►
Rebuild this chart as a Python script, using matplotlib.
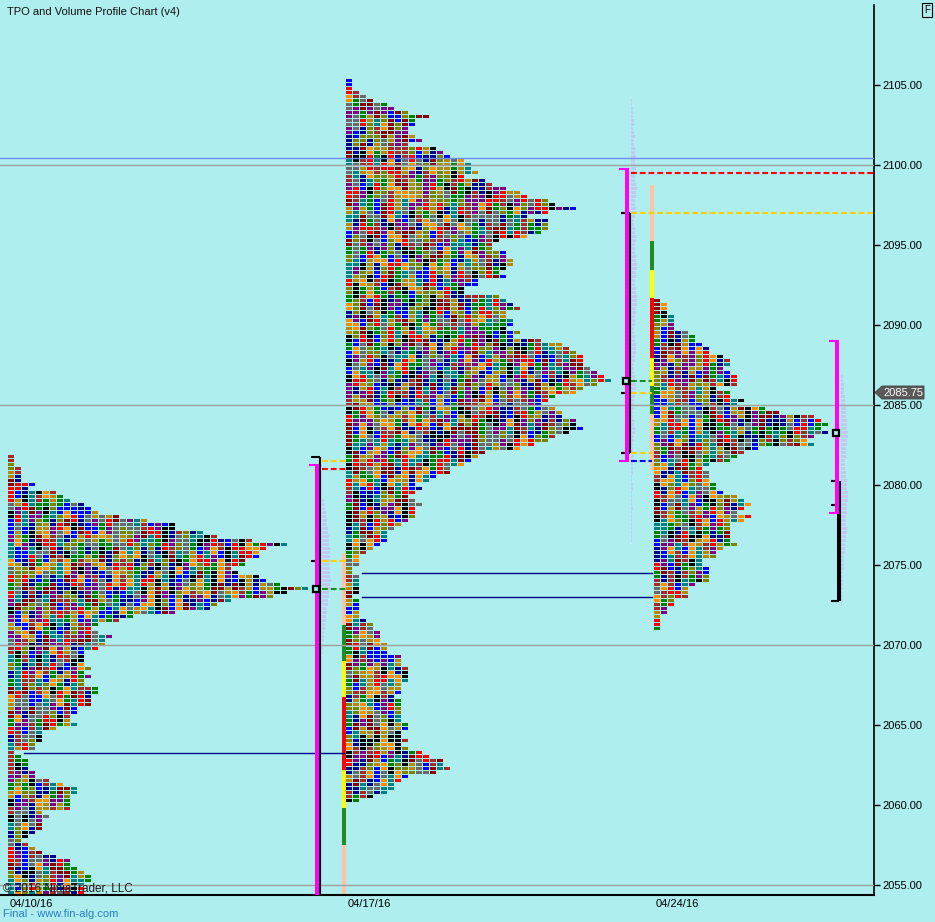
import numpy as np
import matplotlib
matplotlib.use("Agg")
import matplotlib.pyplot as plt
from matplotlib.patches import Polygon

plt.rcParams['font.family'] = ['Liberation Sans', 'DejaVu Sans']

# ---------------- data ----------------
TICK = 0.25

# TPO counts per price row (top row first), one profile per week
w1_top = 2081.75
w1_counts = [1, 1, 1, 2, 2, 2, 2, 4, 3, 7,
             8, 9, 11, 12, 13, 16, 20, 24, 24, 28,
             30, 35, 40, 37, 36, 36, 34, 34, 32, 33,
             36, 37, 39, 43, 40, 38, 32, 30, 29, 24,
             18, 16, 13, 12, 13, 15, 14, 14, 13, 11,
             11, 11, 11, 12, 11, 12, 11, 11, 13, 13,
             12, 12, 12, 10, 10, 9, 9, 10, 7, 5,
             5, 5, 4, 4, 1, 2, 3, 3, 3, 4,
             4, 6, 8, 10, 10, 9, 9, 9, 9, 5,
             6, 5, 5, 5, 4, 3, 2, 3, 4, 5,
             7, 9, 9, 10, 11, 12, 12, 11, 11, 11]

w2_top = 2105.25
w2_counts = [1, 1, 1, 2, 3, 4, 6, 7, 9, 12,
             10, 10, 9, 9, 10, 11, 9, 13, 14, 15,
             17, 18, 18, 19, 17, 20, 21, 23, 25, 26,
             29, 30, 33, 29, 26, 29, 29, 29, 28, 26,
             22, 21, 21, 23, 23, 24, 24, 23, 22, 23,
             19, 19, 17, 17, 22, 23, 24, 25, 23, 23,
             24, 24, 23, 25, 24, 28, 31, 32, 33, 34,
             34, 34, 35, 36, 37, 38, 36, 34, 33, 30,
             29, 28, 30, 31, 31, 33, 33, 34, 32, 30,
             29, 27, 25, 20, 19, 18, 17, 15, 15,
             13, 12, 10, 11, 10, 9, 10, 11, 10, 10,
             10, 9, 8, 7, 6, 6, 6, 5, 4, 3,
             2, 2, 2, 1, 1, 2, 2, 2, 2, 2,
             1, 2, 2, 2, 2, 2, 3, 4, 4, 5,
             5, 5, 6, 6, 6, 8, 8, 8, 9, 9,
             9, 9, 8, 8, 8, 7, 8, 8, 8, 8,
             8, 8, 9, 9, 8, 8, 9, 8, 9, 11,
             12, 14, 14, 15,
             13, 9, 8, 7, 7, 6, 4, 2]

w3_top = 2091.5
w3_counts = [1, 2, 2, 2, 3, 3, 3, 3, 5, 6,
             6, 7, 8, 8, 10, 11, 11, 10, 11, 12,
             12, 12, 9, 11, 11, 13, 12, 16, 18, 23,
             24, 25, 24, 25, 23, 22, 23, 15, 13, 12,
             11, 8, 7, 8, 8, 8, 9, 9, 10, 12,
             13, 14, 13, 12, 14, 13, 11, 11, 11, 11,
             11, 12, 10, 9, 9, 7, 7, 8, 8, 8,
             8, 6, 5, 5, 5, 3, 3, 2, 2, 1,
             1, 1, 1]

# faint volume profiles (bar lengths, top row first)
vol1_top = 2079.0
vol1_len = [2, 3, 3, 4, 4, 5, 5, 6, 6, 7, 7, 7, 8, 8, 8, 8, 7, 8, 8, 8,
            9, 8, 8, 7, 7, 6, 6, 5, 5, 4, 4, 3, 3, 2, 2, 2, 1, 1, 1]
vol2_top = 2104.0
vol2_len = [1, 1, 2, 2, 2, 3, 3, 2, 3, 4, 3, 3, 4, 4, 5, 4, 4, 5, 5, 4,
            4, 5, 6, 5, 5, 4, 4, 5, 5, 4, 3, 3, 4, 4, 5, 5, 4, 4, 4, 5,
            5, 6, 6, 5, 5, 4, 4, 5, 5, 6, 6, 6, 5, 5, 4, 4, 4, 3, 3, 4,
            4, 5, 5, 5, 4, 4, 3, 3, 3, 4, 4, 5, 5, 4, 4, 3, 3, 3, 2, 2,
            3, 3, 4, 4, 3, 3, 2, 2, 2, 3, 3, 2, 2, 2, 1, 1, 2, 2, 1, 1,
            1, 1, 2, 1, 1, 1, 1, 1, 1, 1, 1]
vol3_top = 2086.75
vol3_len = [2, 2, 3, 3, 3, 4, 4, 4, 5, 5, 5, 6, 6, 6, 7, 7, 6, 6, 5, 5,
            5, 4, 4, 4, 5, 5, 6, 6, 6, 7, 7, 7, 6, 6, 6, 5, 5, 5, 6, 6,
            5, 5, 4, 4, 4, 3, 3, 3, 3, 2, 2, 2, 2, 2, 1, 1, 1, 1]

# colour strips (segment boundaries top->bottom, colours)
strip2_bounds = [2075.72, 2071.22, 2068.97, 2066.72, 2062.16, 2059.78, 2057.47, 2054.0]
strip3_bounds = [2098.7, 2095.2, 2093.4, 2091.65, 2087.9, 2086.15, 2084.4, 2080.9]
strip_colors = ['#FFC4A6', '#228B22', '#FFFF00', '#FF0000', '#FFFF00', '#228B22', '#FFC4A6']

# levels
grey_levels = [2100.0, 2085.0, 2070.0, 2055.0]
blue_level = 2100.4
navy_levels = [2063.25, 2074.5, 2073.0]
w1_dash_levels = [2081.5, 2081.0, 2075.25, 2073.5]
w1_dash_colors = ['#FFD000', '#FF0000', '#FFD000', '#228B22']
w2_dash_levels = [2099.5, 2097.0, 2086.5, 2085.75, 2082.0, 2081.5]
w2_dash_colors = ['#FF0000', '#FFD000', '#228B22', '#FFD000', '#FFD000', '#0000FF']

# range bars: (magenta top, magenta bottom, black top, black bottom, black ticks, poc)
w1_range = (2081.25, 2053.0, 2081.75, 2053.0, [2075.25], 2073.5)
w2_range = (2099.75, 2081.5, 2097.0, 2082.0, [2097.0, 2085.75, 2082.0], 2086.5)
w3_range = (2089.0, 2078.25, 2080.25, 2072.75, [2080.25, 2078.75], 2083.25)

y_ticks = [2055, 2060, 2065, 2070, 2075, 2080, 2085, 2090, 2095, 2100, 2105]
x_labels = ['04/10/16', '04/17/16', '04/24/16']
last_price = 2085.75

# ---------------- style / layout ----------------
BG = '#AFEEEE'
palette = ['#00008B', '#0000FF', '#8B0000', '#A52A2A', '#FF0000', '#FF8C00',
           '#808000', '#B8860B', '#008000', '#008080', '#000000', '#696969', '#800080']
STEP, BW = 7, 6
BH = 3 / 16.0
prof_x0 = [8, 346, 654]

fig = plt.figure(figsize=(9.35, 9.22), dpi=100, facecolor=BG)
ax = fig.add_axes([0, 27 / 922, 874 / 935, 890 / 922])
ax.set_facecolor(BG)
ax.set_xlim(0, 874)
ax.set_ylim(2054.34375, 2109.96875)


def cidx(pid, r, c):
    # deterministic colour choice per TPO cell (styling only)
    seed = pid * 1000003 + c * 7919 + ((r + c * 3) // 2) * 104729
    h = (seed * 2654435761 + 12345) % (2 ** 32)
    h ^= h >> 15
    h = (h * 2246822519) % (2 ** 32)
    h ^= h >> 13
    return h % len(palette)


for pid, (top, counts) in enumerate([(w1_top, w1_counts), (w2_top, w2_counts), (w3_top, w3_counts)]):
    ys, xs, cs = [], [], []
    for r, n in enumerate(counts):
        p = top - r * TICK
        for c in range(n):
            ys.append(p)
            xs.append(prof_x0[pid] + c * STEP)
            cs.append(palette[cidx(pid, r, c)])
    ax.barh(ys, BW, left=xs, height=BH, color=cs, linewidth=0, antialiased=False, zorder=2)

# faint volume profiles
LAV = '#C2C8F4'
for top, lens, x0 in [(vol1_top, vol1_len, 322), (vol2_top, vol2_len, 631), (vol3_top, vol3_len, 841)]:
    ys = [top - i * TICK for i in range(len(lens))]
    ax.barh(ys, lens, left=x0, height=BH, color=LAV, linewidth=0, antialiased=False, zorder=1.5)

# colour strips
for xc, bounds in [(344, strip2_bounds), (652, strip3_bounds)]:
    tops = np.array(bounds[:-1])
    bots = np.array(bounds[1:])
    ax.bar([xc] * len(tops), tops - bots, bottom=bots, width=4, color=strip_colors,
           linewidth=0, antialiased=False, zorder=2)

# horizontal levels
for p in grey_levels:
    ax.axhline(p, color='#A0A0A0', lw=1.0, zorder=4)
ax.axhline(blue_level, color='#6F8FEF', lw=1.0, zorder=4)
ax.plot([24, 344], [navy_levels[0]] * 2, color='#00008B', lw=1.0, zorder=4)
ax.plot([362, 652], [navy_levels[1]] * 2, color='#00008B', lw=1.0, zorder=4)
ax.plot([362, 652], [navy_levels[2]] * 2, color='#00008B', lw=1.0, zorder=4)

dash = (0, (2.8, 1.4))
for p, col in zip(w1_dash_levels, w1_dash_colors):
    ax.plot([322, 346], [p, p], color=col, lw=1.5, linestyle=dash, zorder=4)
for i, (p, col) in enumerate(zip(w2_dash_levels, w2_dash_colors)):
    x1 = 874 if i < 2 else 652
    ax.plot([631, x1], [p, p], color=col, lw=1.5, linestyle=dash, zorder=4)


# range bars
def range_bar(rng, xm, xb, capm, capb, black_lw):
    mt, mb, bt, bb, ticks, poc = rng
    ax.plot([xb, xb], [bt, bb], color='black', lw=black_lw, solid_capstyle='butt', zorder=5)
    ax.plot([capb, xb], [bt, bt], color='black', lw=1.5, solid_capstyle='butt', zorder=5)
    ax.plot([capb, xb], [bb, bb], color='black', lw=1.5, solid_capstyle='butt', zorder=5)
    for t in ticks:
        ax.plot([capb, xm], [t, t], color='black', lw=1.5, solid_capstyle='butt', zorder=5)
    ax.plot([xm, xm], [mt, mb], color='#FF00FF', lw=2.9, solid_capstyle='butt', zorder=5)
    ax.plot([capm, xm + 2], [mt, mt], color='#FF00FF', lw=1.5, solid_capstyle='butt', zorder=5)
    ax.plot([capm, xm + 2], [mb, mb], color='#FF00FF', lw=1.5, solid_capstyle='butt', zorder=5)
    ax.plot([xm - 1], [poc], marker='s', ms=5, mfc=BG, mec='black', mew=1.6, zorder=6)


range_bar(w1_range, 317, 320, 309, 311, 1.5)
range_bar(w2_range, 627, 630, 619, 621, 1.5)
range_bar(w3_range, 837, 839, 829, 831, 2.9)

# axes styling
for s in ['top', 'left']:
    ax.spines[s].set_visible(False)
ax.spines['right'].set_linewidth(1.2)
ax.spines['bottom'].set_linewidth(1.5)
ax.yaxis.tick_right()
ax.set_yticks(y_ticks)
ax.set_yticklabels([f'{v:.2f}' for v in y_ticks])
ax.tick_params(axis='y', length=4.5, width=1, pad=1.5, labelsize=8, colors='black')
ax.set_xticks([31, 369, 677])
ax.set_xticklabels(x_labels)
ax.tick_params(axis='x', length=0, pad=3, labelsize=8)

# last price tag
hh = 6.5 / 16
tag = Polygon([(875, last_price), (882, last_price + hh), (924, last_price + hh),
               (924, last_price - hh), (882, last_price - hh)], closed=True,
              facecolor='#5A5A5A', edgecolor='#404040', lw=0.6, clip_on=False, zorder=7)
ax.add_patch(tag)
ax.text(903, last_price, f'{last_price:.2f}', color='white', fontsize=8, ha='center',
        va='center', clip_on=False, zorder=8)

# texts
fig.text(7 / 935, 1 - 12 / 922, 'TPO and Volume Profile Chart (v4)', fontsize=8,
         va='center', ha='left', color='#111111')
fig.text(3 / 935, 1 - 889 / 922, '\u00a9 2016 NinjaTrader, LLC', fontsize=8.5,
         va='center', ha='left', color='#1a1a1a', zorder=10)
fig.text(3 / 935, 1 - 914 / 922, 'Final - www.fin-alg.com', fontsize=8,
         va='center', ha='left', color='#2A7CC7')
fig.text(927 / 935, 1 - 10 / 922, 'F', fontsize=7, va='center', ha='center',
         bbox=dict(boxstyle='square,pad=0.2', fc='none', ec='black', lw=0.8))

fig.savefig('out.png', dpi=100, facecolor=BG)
◄
►
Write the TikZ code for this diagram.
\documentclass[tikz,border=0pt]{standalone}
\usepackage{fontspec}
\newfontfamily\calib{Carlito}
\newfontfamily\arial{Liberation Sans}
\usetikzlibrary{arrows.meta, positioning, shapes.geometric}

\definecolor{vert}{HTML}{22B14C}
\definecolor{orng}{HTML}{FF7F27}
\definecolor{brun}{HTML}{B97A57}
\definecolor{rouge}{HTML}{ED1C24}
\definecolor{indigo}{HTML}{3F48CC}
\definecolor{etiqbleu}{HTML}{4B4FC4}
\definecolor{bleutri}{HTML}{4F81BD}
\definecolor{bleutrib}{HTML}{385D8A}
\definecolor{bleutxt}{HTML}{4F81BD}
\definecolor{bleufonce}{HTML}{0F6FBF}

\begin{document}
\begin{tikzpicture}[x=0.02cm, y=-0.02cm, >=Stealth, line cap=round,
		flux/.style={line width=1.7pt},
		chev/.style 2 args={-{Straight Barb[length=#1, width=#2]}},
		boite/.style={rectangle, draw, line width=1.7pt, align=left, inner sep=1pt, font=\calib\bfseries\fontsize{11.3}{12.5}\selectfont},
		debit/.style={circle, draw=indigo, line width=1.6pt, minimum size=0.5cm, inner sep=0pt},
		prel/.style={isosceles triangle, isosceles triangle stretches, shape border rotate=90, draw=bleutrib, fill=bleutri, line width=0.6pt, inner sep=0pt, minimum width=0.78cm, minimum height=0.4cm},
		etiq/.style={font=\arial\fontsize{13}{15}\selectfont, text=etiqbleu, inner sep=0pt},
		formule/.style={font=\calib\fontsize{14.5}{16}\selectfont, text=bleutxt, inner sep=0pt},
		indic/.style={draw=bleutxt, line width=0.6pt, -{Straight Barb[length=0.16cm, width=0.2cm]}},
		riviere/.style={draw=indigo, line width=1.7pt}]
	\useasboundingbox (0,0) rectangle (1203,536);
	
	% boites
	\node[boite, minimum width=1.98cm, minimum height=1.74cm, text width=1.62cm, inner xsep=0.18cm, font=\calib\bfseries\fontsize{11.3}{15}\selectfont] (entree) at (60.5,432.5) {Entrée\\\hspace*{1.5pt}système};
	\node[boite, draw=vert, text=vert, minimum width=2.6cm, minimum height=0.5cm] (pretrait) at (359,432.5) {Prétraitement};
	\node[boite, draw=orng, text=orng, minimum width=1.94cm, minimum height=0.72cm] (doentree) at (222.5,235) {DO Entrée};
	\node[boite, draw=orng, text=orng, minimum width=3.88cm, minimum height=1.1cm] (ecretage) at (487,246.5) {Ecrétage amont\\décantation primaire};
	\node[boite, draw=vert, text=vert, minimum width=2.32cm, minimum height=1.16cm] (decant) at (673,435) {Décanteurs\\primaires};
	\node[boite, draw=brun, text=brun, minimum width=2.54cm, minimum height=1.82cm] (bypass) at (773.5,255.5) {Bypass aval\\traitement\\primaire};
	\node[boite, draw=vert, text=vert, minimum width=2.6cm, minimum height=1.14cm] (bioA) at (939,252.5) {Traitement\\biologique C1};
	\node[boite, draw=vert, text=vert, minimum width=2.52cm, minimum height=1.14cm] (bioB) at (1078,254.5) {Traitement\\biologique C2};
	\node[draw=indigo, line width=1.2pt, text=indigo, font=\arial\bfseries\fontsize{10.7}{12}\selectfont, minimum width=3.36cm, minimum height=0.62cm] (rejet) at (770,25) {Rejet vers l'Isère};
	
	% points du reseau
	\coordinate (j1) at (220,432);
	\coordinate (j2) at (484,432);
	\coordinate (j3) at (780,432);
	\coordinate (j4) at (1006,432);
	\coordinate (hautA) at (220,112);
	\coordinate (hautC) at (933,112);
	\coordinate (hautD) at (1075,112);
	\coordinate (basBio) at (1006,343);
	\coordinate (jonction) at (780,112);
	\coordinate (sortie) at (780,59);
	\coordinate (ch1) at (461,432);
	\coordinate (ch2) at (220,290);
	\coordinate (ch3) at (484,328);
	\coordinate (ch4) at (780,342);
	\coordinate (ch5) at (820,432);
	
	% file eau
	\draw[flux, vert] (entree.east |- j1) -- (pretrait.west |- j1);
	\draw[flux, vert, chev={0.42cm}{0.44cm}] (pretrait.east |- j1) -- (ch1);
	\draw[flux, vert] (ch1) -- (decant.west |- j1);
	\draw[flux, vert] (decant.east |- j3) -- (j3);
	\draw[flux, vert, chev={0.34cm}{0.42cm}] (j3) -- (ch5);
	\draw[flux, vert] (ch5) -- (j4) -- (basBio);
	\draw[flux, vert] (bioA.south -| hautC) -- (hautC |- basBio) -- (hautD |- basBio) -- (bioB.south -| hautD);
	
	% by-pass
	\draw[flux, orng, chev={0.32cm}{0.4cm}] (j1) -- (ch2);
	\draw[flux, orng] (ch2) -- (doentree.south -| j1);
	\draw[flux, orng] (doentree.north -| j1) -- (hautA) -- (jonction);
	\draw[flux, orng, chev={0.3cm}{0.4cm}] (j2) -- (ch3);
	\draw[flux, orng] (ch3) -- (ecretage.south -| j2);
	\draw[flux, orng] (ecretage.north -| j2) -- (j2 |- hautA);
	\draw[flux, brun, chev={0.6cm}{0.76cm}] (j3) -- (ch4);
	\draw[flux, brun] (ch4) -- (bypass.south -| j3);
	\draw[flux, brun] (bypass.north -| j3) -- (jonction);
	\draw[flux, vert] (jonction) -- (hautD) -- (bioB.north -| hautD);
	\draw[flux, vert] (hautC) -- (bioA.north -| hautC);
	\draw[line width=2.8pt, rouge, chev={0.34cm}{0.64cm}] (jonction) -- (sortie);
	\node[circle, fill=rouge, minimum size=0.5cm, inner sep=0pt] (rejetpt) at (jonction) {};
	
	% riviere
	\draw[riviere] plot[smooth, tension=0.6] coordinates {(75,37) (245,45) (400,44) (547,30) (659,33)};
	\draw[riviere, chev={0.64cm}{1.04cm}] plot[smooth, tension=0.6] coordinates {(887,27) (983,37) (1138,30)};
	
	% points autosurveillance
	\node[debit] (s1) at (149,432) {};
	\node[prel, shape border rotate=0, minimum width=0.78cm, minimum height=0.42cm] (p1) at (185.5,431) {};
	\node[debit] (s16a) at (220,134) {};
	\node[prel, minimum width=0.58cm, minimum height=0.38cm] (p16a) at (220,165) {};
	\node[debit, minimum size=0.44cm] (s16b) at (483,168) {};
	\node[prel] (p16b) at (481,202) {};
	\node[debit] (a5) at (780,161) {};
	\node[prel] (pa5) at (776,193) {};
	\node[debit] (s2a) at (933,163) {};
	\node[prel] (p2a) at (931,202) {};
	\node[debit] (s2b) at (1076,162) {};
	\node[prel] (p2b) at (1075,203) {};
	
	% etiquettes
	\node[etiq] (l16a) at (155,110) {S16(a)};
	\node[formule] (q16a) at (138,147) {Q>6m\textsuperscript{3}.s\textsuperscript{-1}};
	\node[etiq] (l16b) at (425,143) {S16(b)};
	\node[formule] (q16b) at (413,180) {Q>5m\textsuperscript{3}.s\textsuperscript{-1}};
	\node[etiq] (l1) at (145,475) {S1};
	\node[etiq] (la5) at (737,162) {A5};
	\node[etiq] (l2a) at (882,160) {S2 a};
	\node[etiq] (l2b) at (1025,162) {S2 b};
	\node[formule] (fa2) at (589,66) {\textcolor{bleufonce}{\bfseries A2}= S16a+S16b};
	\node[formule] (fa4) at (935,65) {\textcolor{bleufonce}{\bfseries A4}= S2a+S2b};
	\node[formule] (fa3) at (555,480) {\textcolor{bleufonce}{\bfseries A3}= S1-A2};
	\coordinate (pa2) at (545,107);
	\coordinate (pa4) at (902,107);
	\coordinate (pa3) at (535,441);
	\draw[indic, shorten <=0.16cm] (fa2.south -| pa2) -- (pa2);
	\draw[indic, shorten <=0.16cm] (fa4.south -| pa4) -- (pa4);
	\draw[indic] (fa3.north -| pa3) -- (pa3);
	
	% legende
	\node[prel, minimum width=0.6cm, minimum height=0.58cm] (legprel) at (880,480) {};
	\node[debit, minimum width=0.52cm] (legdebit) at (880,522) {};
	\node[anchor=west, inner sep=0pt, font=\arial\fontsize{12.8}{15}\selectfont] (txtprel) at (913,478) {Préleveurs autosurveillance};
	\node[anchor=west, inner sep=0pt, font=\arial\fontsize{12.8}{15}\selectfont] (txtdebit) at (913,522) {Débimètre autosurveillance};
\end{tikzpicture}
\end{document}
◄
● **Written problem**: Set down, word for word, the lines from the one holding "Rebuild this chart" through the one holding "7, 9, 9, 10, 11, 12, 12, 11, 11, 11]". Skip the pictures.

● **Output of the exercise**:
Rebuild this chart as a Python script, using matplotlib.
import numpy as np
import matplotlib
matplotlib.use("Agg")
import matplotlib.pyplot as plt
from matplotlib.patches import Polygon

plt.rcParams['font.family'] = ['Liberation Sans', 'DejaVu Sans']

# ---------------- data ----------------
TICK = 0.25

# TPO counts per price row (top row first), one profile per week
w1_top = 2081.75
w1_counts = [1, 1, 1, 2, 2, 2, 2, 4, 3, 7,
             8, 9, 11, 12, 13, 16, 20, 24, 24, 28,
             30, 35, 40, 37, 36, 36, 34, 34, 32, 33,
             36, 37, 39, 43, 40, 38, 32, 30, 29, 24,
             18, 16, 13, 12, 13, 15, 14, 14, 13, 11,
             11, 11, 11, 12, 11, 12, 11, 11, 13, 13,
             12, 12, 12, 10, 10, 9, 9, 10, 7, 5,
             5, 5, 4, 4, 1, 2, 3, 3, 3, 4,
             4, 6, 8, 10, 10, 9, 9, 9, 9, 5,
             6, 5, 5, 5, 4, 3, 2, 3, 4, 5,
             7, 9, 9, 10, 11, 12, 12, 11, 11, 11]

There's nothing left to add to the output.